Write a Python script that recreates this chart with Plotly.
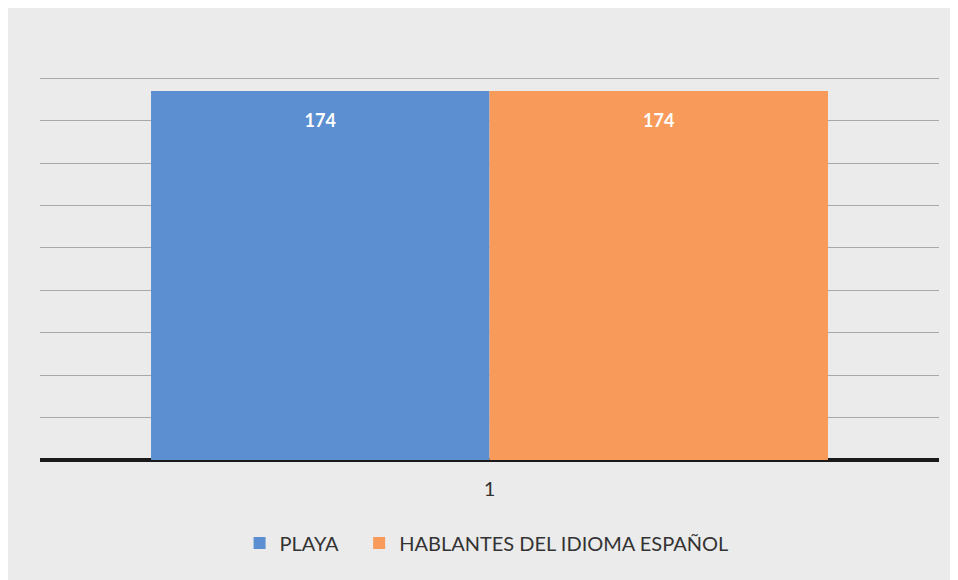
import plotly.graph_objects as go

categories = ["1"]
series_names = ["PLAYA", "HABLANTES DEL IDIOMA ESPAÑOL"]
playa_values = [174]
hablantes_values = [174]
colors = ["#5b8fd1", "#f79a5a"]
legend_ids = ["legend", "legend2"]

fig = go.Figure()
for name, vals, col, lg in zip(series_names, [playa_values, hablantes_values], colors, legend_ids):
    fig.add_trace(go.Bar(
        x=categories, y=vals, name=name, legend=lg,
        marker=dict(color=col, line=dict(width=0)),
        text=vals,
        texttemplate="<span style='font-size:10px'>\u00a0</span><br><b>%{y}</b>",
        textposition="inside", insidetextanchor="end",
        textfont=dict(color="white", size=18, family="Lato"),
    ))

legend_common = dict(orientation="h", xanchor="left", yanchor="middle",
                     font=dict(size=20, color="#333333"), bgcolor="rgba(0,0,0,0)",
                     itemwidth=30)

fig.update_layout(
    width=950, height=572,
    margin=dict(l=32, r=19, t=27, b=120),
    paper_bgcolor="#ebebeb", plot_bgcolor="#ebebeb",
    barmode="group", bargap=0.247, bargroupgap=0,
    font=dict(family="Lato", size=16, color="#333333"),
    showlegend=True,
    legend=dict(x=0.222, y=-0.195, **legend_common),
    legend2=dict(x=0.355, y=-0.195, **legend_common),
    xaxis=dict(type="category", showgrid=False, ticks="", ticklabelstandoff=15,
               tickfont=dict(size=20, color="#333333")),
    yaxis=dict(range=[0, 200.4], dtick=20, showgrid=True, gridcolor="#a8a8a8", gridwidth=1,
               showticklabels=False, zeroline=True, zerolinecolor="#1a1a1a", zerolinewidth=4),
)

fig.write_html("out.html")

◆ Aim of the task ◆
Give again, word for word, every line from the top of the data above to the line holding "itemwidth=30)", inclusive, with the pictures left out.

◆ Result of this exercise ◆
Write a Python script that recreates this chart with Plotly.
import plotly.graph_objects as go

categories = ["1"]
series_names = ["PLAYA", "HABLANTES DEL IDIOMA ESPAÑOL"]
playa_values = [174]
hablantes_values = [174]
colors = ["#5b8fd1", "#f79a5a"]
legend_ids = ["legend", "legend2"]

fig = go.Figure()
for name, vals, col, lg in zip(series_names, [playa_values, hablantes_values], colors, legend_ids):
    fig.add_trace(go.Bar(
        x=categories, y=vals, name=name, legend=lg,
        marker=dict(color=col, line=dict(width=0)),
        text=vals,
        texttemplate="<span style='font-size:10px'>\u00a0</span><br><b>%{y}</b>",
        textposition="inside", insidetextanchor="end",
        textfont=dict(color="white", size=18, family="Lato"),
    ))

legend_common = dict(orientation="h", xanchor="left", yanchor="middle",
                     font=dict(size=20, color="#333333"), bgcolor="rgba(0,0,0,0)",
                     itemwidth=30)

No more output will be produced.